There is nothing better than a properly brewed cup of coffee — before, during or after a meal. My preference is a good espresso or macchiato after dining, but that’s a luxury mostly reserved for full-service restaurants. The reason Pica Pica doesn’t serve coffee at the Oxbow Public Market location is because Ritual Coffee Co. is a co-tenant; and I wouldn’t even want to compete!
When we opened on Valencia Street in San Francisco, we didn’t think about coffee because it wasn’t part of our offering in Napa and because Four Barrel Coffee is less than a block away. We didn’t want to compete with that company either.
But after awhile we realized that although coffee is not our main focus, we shouldn’t shy away from serving a simple, quality cup of coffee to our customers. So I decided to look for the right coffee to serve. I called Philz Coffee, whom we got to know one year as neighboring vendors at Outside Lands, but they don’t retail to restaurants. I wanted to use one of the local roasters like Four Barrel, Ritual or Blue Bottle, but I didn’t want an espresso machine and all the resources required to make the perfect latte, Americano or espresso. So we finally found Equator Coffees based out of San Rafael, CA.
Equator Coffee works with great coffee roasters in South America (Colombia, Ecuador and Peru). Their roasting style fits perfectly with our Venezuelan flavors. And they taught us how to make the perfect cup, one at a time.
Of course, nothing is simple in life. I didn’t want to set up a drip coffee machine, and they didn’t want me to serve the brand like that. So they taught me the importance of abiding by the basics: hot water up to 205 degrees, the proper grinder, a scale and the right porcelain filters and tower. So we got our set-up, took our coffee lesson and voilà!
To prepare a good cup of coffee: grind the beans just before brewing, as their flavor really is optimal for 10 seconds after roasting (yes, so you should not buy ground coffee at the supermarket…!). Coffee beans are at their best within 10 days of being roasted. And a good cup of slow drip coffee only uses 19 particles of the 100 soluble particles of the grind. Less than that: under brewed; more than that: over extracted. So we found the right balance for our perfect mug of coffee: 26 grams of ground beans dissolved in 300 grams of water.
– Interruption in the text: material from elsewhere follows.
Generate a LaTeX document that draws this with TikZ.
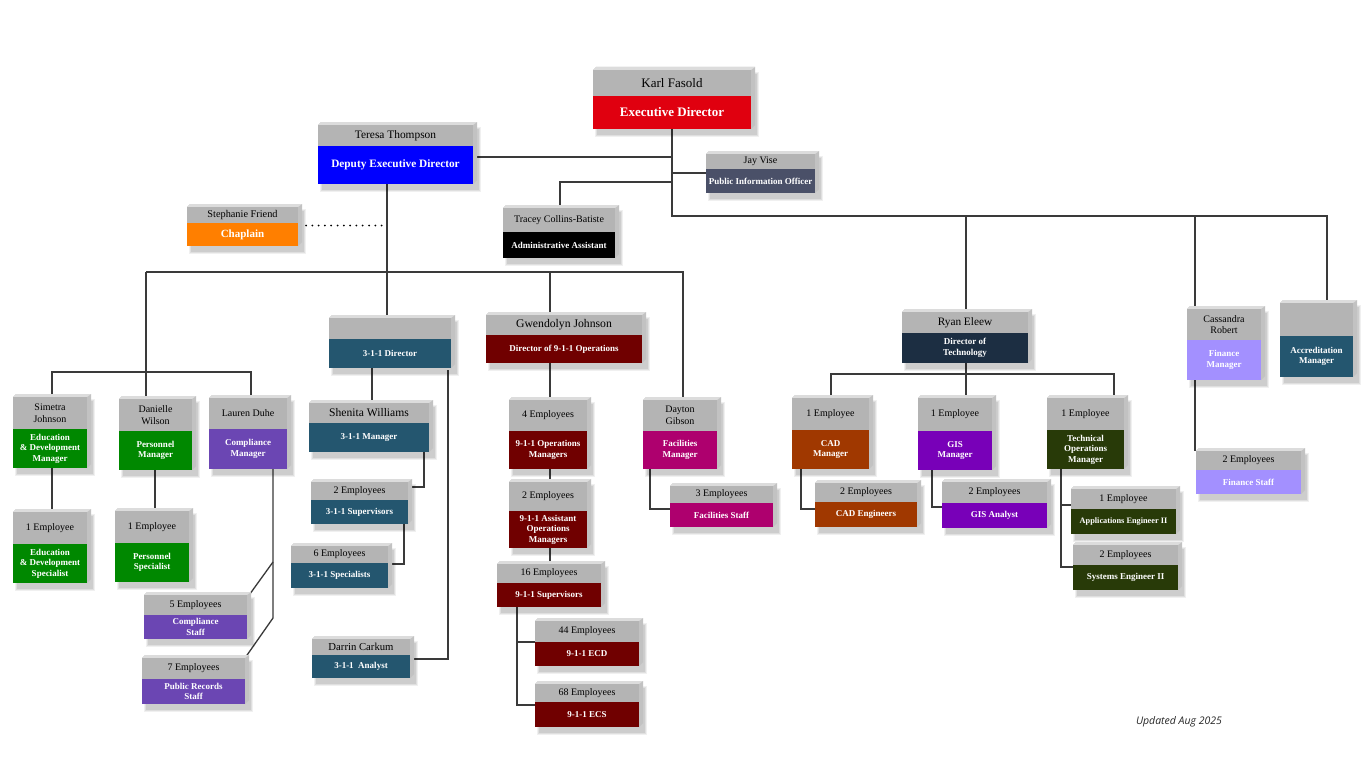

So yes, we weigh our ground beans and water each and every time; and we make each cup of coffee individually, one at a time. Why? Because it matters in order to get the perfect cup of coffee. It is important to respect the process of how things are made and served. It is how we want to do things at Pica Pica. I am really excited about being able to serve good South American coffee with our delicious, handmade arepas!
We plan to rotate the Equator bean selection seasonally; and every time we introduce a new coffee we will have one of the company’s brewers come to Pica Pica to showcase the beans and discuss how to brew a simple yet fantastic cup of coffee!